As previously reported, Keene will be playing guitar and keyboards on former Guided By Voices frontman Robert Pollard’s first solo tour, which begins Jan. 26. However, Keene also plans to release a new album, “Crashing the Ether,” in April, on 1130 Records, and will follow that up with a disc from the Keene Brothers, his new collaboration with Pollard.
“Crashing the Ether” is Keene’s first studio effort since 2002’s “The Merry-Go-Round Broke Down,” and it’s more of a solo outing than usual. The 10-song set was recorded at Keene’s Los Angeles home, and he played most of the instruments himself, with help from longtime drummer John Richardson.
For Keene, the freedom was exhilarating. “I used to think, if I bring all these different people in, I’ll get all these different personalities. Let’s bring in so-and-so to jangle a tambourine!” he tells Billboard.com with a laugh. “But the luxury of being able to fiddle around with the guitar sound — not that I needed to, really — was amazing. Rather than saying, ‘Oops, look at the clock — there goes another X amount of dollars.”
The ringing guitars on many tracks may remind some listeners of Keene’s two, late 1980s albums for Geffen — especially 1986’s “Songs From the Film,” considered a landmark of American power-pop. “People were saying, ‘These guitars sound so great. Why don’t you use those cleaner sounds again?'” Keene says. “I’ve always had kind of a dual sound, both clean and dirty. But on this record, I just tried to mix up the guitar sounds more.”

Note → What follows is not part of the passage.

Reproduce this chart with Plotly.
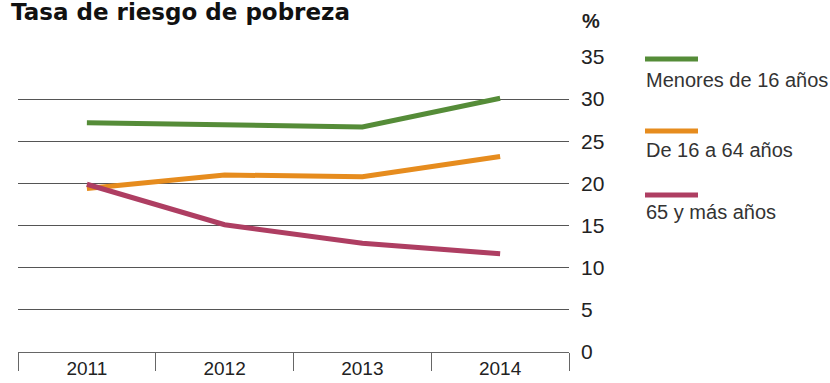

There will probably be a 10-to-12-date solo tour to support “Crashing the Ether,” following the April conclusion of Pollard’s concerts. And Keene says it’s likely he and his band may play an opening set at Pollard’s April 20 show in New York.
Keene, who has backed such artists as Paul Westerberg and Velvet Crush and says he loves being a sideman, opened for Guided By Voices during some of the group’s final dates in 2004. He volunteered to join Pollard’s solo tour and play keyboards as well as guitar: “Robert was really excited. He said, ‘I’ve never had a keyboardist live!'”
The friendship between the two men has also generated the Keene Brothers collaboration, to be released later this year. Some of the songs on “Crashing the Ether” were originally slated for the album, Keene says, adding that the disc will be, at Pollard’s request, “a Tommy Keene record he can sing over. “I thought, okay, that’s good,” Keene says with a laugh. “I mean, nobody does Tommy Keene like me.”